足湯も顔湯も気持ちよかったですが、時間があるのであれば温泉に浸かるのもいいですね。
松之山温泉にはこのほかにも足湯や日帰り温泉、日帰り温泉を行っている温泉旅館などがありどこに行こうか楽しく迷ってしまいます。また、近くには美人林や美しい棚田もあり、絶景の中をドライブしながら秋の一日を過ごしたのは贅沢な時間の使い方だと思いました。

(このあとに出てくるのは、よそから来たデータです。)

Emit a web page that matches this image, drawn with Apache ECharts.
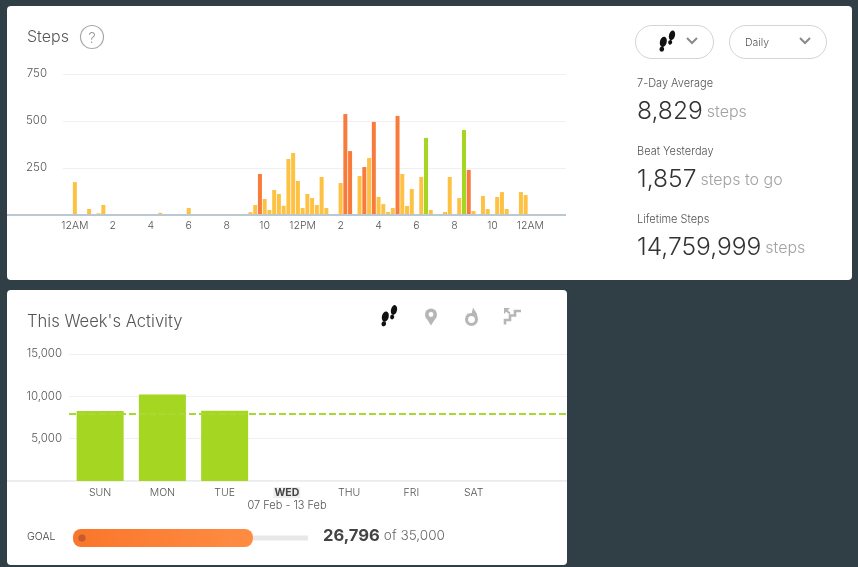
<!DOCTYPE html>
<html>
<head>
<meta charset="utf-8">
<style>
  html, body { margin: 0; padding: 0; background: #2f3f45; }
  #main { width: 858px; height: 567px; }
</style>
<script src="https://cdn.jsdelivr.net/npm/echarts@6/dist/echarts.min.js"></script>
</head>
<body>
<div id="main"></div>
<script>
// 15 minute bins starting at 12AM
var stepValues = [
  175, 0, 3, 32, 5, 9, 53, 3, 0, 0, 0, 0, 0, 0, 0, 0,
  0, 0, 12, 0, 0, 3, 0, 0, 37, 0, 0, 0, 0, 0, 0, 0,
  0, 0, 0, 0, 0, 15, 53, 218, 85, 27, 133, 112, 49, 298, 330, 181,
  37, 112, 90, 53, 202, 37, 0, 0, 170, 537, 340, 0, 207, 255, 303, 495,
  96, 58, 16, 37, 527, 218, 48, 138, 0, 202, 410, 27, 0, 0, 16, 202,
  3, 90, 452, 240, 21, 0, 101, 32, 3, 96, 122, 32, 0, 0, 122, 106
];
var orangeBins = [39, 57, 58, 61, 63, 68, 83];
var greenBins = [74, 82];
var hourLabels = ['12AM', '2', '4', '6', '8', '10', '12PM', '2', '4', '6', '8', '10', '12AM'];
var stepTicks = [0, 250, 500, 750];

var weekDays = ['SUN', 'MON', 'TUE', 'WED', 'THU', 'FRI', 'SAT', ''];
var weekSteps = [8280, 10230, 8286, null, null, null, null, null];
var weekTicks = [0, 5000, 10000, 15000];
var dailyGoal = 8000;
var weekTotal = 26796;
var weekGoal = 35000;

var leadBins = 2, trailBins = 8;
var YELLOW = '#fdc244', ORANGE = '#f97b3b', GREEN = '#a5d621', GREY = '#b6b6b6';
var FONT = 'Inter';

var stepCats = [], stepData = [];
for (var i = 0; i < leadBins + stepValues.length + trailBins; i++) {
  var b = i - leadBins;
  stepCats.push(b >= 0 && b % 8 === 0 && hourLabels[b / 8] ? hourLabels[b / 8] : '');
  stepData.push(b >= 0 && b < stepValues.length ? stepValues[b] : null);
}

function stepColor(p) {
  var b = p.dataIndex - leadBins;
  if (orangeBins.indexOf(b) >= 0) return ORANGE;
  if (greenBins.indexOf(b) >= 0) return GREEN;
  return YELLOW;
}

function footprints(dx, dy) {
  var parts = [
    [385.3, 316.6, 3.4, 5.2],
    [383.8, 323.8, 2.3, 2.6],
    [394, 310, 3, 5],
    [392.2, 317, 2, 2.4]
  ];
  return parts.map(function (s) {
    return { type: 'ellipse', x: s[0] + dx, y: s[1] + dy, rotation: -0.25,
      shape: { cx: 0, cy: 0, rx: s[2], ry: s[3] }, style: { fill: '#111' } };
  });
}

function label(x, y, text, size, color, extra) {
  var st = { x: x, y: y, text: text, fontSize: size, fill: color,
    fontFamily: FONT, fontWeight: 300, verticalAlign: 'middle' };
  for (var k in extra) st[k] = extra[k];
  return { type: 'text', style: st, z: 5 };
}

function statLine(y, text) {
  return label(637, y, text, 14, '#333', {
    rich: {
      n: { fontSize: 24.6, fill: '#333', fontFamily: FONT, fontWeight: 300 },
      u: { fontSize: 16, fill: '#a2a2a2', fontFamily: FONT, fontWeight: 300 }
    }
  });
}

function chevron(x, y) {
  return { type: 'polyline', shape: { points: [[x - 5, y - 3], [x, y + 2], [x + 5, y - 3]] },
    style: { stroke: '#8a8a8a', lineWidth: 2, fill: null } };
}

function pill(x, w) {
  return { type: 'rect', shape: { x: x, y: 25.5, width: w, height: 33, r: 16.5 },
    style: { fill: '#fff', stroke: '#d4d4d4', lineWidth: 1 } };
}

var graphics = [
  { type: 'rect', z: -10, shape: { x: 7, y: 6, width: 845, height: 274, r: 4 }, style: { fill: '#fff' } },
  { type: 'rect', z: -10, shape: { x: 7, y: 290, width: 560, height: 275, r: 4 }, style: { fill: '#fff' } },
  { type: 'line', z: 4, shape: { x1: 7, y1: 215, x2: 566, y2: 215 }, style: { stroke: '#b9c8d2', lineWidth: 2 } },
  { type: 'line', z: -5, shape: { x1: 7, y1: 481, x2: 567, y2: 481 }, style: { stroke: '#ececec', lineWidth: 2 } },

  label(27, 37, 'Steps', 16, '#555'),
  { type: 'circle', shape: { cx: 92, cy: 37, r: 11.5 }, style: { fill: '#fff', stroke: '#a8a8a8', lineWidth: 1.2 } },
  label(92, 38, '?', 15, '#999', { align: 'center' }),

  pill(635.5, 78), pill(729.5, 97),
  chevron(692, 41), chevron(805, 41),
  label(745, 43, 'Daily', 10.5, '#555'),

  label(637, 84, '7-Day Average', 11, '#555'),
  statLine(112, '{n|8,829} {u|steps}'),
  label(637, 152, 'Beat Yesterday', 11, '#555'),
  statLine(180, '{n|1,857} {u|steps to go}'),
  label(637, 220, 'Lifetime Steps', 11, '#555'),
  statLine(248, '{n|14,759,999} {u|steps}'),

  label(27, 322, "This Week's Activity", 16.6, '#555'),

  // location pin
  { type: 'polygon', shape: { points: [[425.6, 317], [436.4, 317], [431, 325.5]] }, style: { fill: GREY } },
  { type: 'circle', shape: { cx: 431, cy: 314.5, r: 6 }, style: { fill: GREY } },
  { type: 'circle', shape: { cx: 431, cy: 314.5, r: 2.4 }, style: { fill: '#fff' } },
  // flame
  { type: 'ring', shape: { cx: 471.5, cy: 319.5, r: 6.5, r0: 3.4 }, style: { fill: GREY } },
  { type: 'polygon', shape: { points: [[473, 307.5], [477, 314], [477.5, 318], [471, 315.5], [472, 312]] }, style: { fill: GREY } },
  { type: 'polygon', shape: { points: [[465.5, 317], [468, 313], [470, 316]] }, style: { fill: GREY } },
  // stairs
  { type: 'polyline', shape: { points: [[505, 324.5], [505, 320], [510, 320], [510, 315.5], [515, 315.5], [515, 311], [521, 311]] },
    style: { stroke: GREY, lineWidth: 2.6, fill: null } },
  { type: 'polyline', shape: { points: [[510, 313.5], [505, 309.5]] }, style: { stroke: GREY, lineWidth: 2.2, fill: null } },
  { type: 'polygon', shape: { points: [[504, 308], [510, 308], [504, 314]] }, style: { fill: GREY } },

  label(287, 506, '07 Feb - 13 Feb', 11, '#555', { align: 'center' }),
  label(27, 537, 'GOAL', 10.5, '#444'),
  { type: 'circle', z: 6, shape: { cx: 82, cy: 538, r: 3.6 }, style: { fill: '#c55a2c' } },
  label(323, 535.5, '{n|26,796} {u|of 35,000}', 14, '#555', {
    rich: {
      n: { fontSize: 16.6, fontWeight: 'bold', fill: '#444', fontFamily: FONT },
      u: { fontSize: 13.6, fill: '#666', fontFamily: FONT, fontWeight: 300 }
    }
  })
].concat(footprints(0, 0), footprints(278, -274.7));

var axisText = { color: '#555', fontSize: 10.5, fontFamily: FONT, fontWeight: 300 };
var yAxisText = { color: '#555', fontSize: 11.5, fontFamily: FONT, fontWeight: 300, padding: [4, 0, 0, 0] };
var splitLight = { show: true, lineStyle: { color: '#f0f0f0', width: 1 } };

var option = {
  animation: false,
  backgroundColor: '#2f3f45',
  graphic: { elements: graphics },
  grid: [
    { left: 63, top: 74, width: 503, height: 141 },
    { left: 69, top: 354, width: 498, height: 127 },
    { left: 73, top: 529, width: 235, height: 18 }
  ],
  xAxis: [
    { type: 'category', gridIndex: 0, data: stepCats, axisLine: { show: false }, axisTick: { show: false },
      axisLabel: Object.assign({ interval: 0, margin: 5, hideOverlap: false }, axisText) },
    { type: 'category', gridIndex: 1, data: weekDays, axisLine: { show: false }, axisTick: { show: false },
      axisLabel: Object.assign({
        interval: 0, margin: 6,
        formatter: function (v) { return v === 'WED' ? '{today|' + v + '}' : v; },
        rich: { today: { fontWeight: 'bold', backgroundColor: '#eeeeee', color: '#444', fontSize: 10.5, fontFamily: FONT, padding: [0, 1, 0, 1] } }
      }, axisText) },
    { type: 'value', gridIndex: 2, min: 0, max: weekGoal, show: false }
  ],
  yAxis: [
    { type: 'value', gridIndex: 0, min: stepTicks[0], max: stepTicks[3], interval: stepTicks[1],
      axisLine: { show: false }, axisTick: { show: false }, splitLine: splitLight,
      axisLabel: Object.assign({ margin: 16, formatter: function (v) { return v === 0 ? '' : v; } }, yAxisText) },
    { type: 'value', gridIndex: 1, min: weekTicks[0], max: weekTicks[3], interval: weekTicks[1],
      axisLine: { show: false }, axisTick: { show: false }, splitLine: splitLight,
      axisLabel: Object.assign({ margin: 7, formatter: function (v) { return v === 0 ? '' : v.toLocaleString('en-US'); } }, yAxisText) },
    { type: 'category', gridIndex: 2, data: ['goal'], show: false },
    { type: 'category', gridIndex: 2, data: ['track'], show: false }
  ],
  series: [
    { type: 'bar', name: 'Steps', xAxisIndex: 0, yAxisIndex: 0, data: stepData, barWidth: 4,
      itemStyle: { color: stepColor } },
    { type: 'bar', name: 'This week', xAxisIndex: 1, yAxisIndex: 1, data: weekSteps, barWidth: 47,
      itemStyle: { color: GREEN },
      markLine: { silent: true, symbol: 'none', label: { show: false },
        lineStyle: { color: '#a9d932', type: [7, 3], width: 2 },
        data: [{ yAxis: dailyGoal }] } },
    { type: 'bar', name: 'Goal track', xAxisIndex: 2, yAxisIndex: 3, data: [weekGoal], barWidth: 5, z: 1,
      itemStyle: { color: '#e8e8e8' } },
    { type: 'bar', name: 'Goal progress', xAxisIndex: 2, yAxisIndex: 2, data: [weekTotal], barWidth: 18, z: 2,
      itemStyle: { borderRadius: 8,
        color: new echarts.graphic.LinearGradient(0, 0, 1, 0, [
          { offset: 0, color: '#f9762c' }, { offset: 1, color: '#ff8c43' }
        ]) } }
  ]
};

echarts.init(document.getElementById('main')).setOption(option);
</script>
</body>
</html>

『次、いつくる?』 駐車場から少しだけ散策して身体も動かし、美味しいものを食べたり温泉に入ったりしてすっかりご機嫌な母。パワースポットで良い気をもらってきたようです。 冬もまた風情あってよいから行こうねと言ったら、寒がりの母はなんというでしょう。 湯気や人情もあったかで、また来たいわねと言いそうです。